The first step in empowering yourself is to know and understand yourself.  Some great tools to help with seeing yourself objectively are the Myers Briggs indicator -free online test – http://haleonline.com/psychtest/. Just click to the bottom of two pages and find the quick and free test! Then when you find your Myers Briggs four letter indicator, do some research on google! You’ll be amazed!
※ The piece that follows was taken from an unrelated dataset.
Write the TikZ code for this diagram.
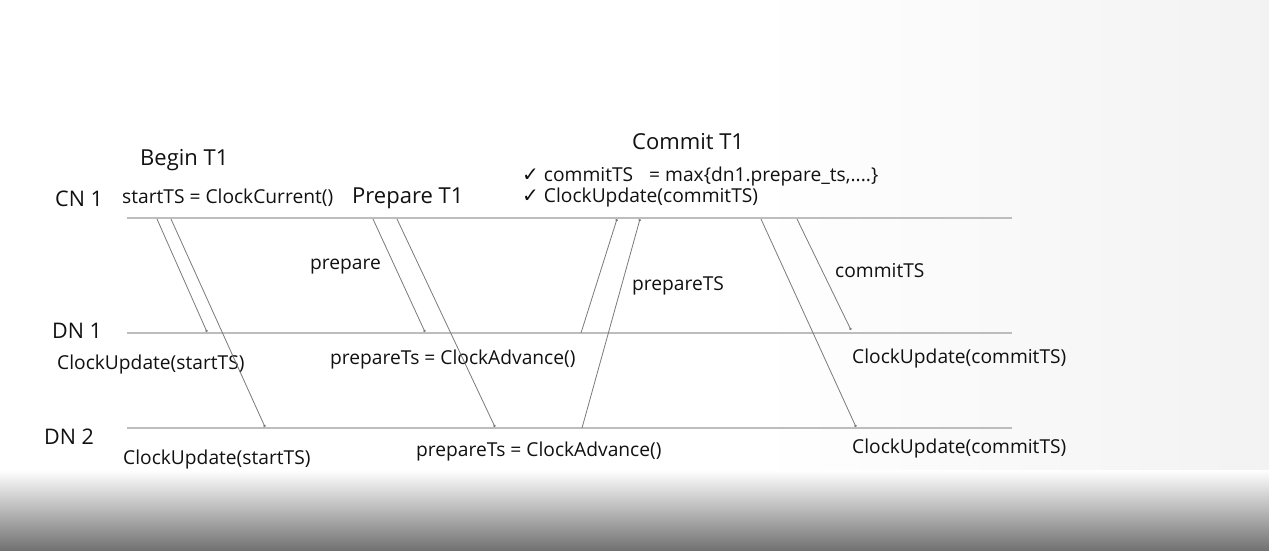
\documentclass[tikz,border=0pt]{standalone}
\usepackage{fontspec}
\setmainfont{Open Sans}
\newfontfamily\symfont{DejaVu Sans}
\usepackage{tikz}
\usetikzlibrary{arrows.meta}
\definecolor{ink}{HTML}{111111}
\definecolor{wire}{HTML}{7A7A7A}
\definecolor{lanegray}{HTML}{BDBDBD}
\definecolor{shadowgray}{HTML}{727272}
\tikzset{
  lane/.style  = {draw=lanegray, line width=1.4pt},
  msg/.style   = {draw=wire, line width=0.8pt, -{Circle[length=2.4pt]}},
  lbl/.style   = {anchor=base west, inner sep=0pt, text=ink, font=\fontsize{19.2}{21}\selectfont},
  head/.style  = {lbl, font=\fontsize{22}{24}\selectfont},
  party/.style = {lbl, font=\fontsize{21.5}{24}\selectfont},
}
\newcommand{\tick}{{\symfont\fontsize{20}{22}\selectfont\char"2713}\hspace{5pt}}

\begin{document}
\begin{tikzpicture}[x=1pt, y=-1pt]
  % background
  \fill[white] (0,0) rectangle (1269,550);
  \shade[left color=white, right color=black!5] (760,0) rectangle (1269,472);
  \shade[top color=white, bottom color=shadowgray] (0,470) rectangle (1269,550);
  \useasboundingbox (0,0) rectangle (1269,550);

  % lanes
  \coordinate (cnL) at (127,218); \coordinate (cnR) at (1012,218);
  \coordinate (d1L) at (127,333); \coordinate (d1R) at (1012,333);
  \coordinate (d2L) at (127,428); \coordinate (d2R) at (1012,428);
  \draw[lane] (cnL) -- (cnR);
  \draw[lane] (d1L) -- (d1R);
  \draw[lane] (d2L) -- (d2R);

  \node[party] (cn)  at (55,206) {CN 1};
  \node[party] (dn1) at (52,338) {DN 1};
  \node[party] (dn2) at (44,444) {DN 2};

  % headings
  \node[head] (begin)   at (140,165) {Begin T1};
  \node[head] (prep)    at (352,203) {Prepare T1};
  \node[head] (commit)  at (632,149) {Commit T1};
  \node[lbl]  (start)   at (122,203) {startTS = ClockCurrent()};
  \node[lbl]  (cmax)    at (522,181) {\tick commitTS\hspace{16pt}= max\{dn1.prepare\_ts,....\}};
  \node[lbl]  (cupd)    at (522,202) {\tick ClockUpdate(commitTS)};

  % message labels
  \node[lbl] (lprep)  at (310,269) {prepare};
  \node[lbl] (lpts)   at (632,290) {prepareTS};
  \node[lbl] (lcts)   at (835,277) {commitTS};

  % DN labels
  \node[lbl] (u1s) at (57,369)  {ClockUpdate(startTS)};
  \node[lbl] (a1)  at (330,364) {prepareTs = ClockAdvance()};
  \node[lbl] (u1c) at (852,363) {ClockUpdate(commitTS)};
  \node[lbl] (u2s) at (123,464) {ClockUpdate(startTS)};
  \node[lbl] (a2)  at (416,456) {prepareTs = ClockAdvance()};
  \node[lbl] (u2c) at (852,453) {ClockUpdate(commitTS)};

  % message end points
  \coordinate (s1a) at (157,219); \coordinate (s1b) at (207,332);
  \coordinate (s2a) at (171,219); \coordinate (s2b) at (265,427);
  \coordinate (p1a) at (373,219); \coordinate (p1b) at (425,332);
  \coordinate (p2a) at (397,219); \coordinate (p2b) at (495,427);
  \coordinate (r1a) at (581,333); \coordinate (r1b) at (617,219);
  \coordinate (r2a) at (582,428); \coordinate (r2b) at (640,219);
  \coordinate (c1a) at (797,219); \coordinate (c1b) at (851,330);
  \coordinate (c2a) at (761,219); \coordinate (c2b) at (856,427);

  \draw[msg] (s1a) -- (s1b);
  \draw[msg] (s2a) -- (s2b);
  \draw[msg] (p1a) -- (p1b);
  \draw[msg] (p2a) -- (p2b);
  \draw[msg] (r1a) -- (r1b);
  \draw[msg] (r2a) -- (r2b);
  \draw[msg] (c1a) -- (c1b);
  \draw[msg] (c2a) -- (c2b);
\end{tikzpicture}
\end{document}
Also, use my Core STTEPs by Hope Tackaberry worksheet to learn more about yourself.

2. Accept thyself

Acceptance includes learning about yourself and accepting what you find.  Learning to not only “own” your traits and strengths, but to learn to cherish and love them and LOVE YOURSELF.  Also, under “Accept thyself” you’ll find “Forgive thyself”.

3. Nourish thyself

Nourishing ourselves isn’t just about our bodies, it’s also about our minds.  Check out a short article on this on our “Power of Thought” page.

4. Grow thyself

Grow thyself by learning what makes you tick, what you want, where you want to go and then by challenging yourself and encouraging yourself (in the ways YOU know best) to move forward.

5. Honor thyself

You are wonderfully made just the way you are.  Do you honor and listen to your own wants, needs and thoughts? Do you listen to your body?  Are you in touch with the messages your heart and body are sending to you? Honoring yourself is what you do after you have looked at yourself from the inside out and have fully accepted what you find.  Then learn to honor your needs and wants.  They were given to you for a reason!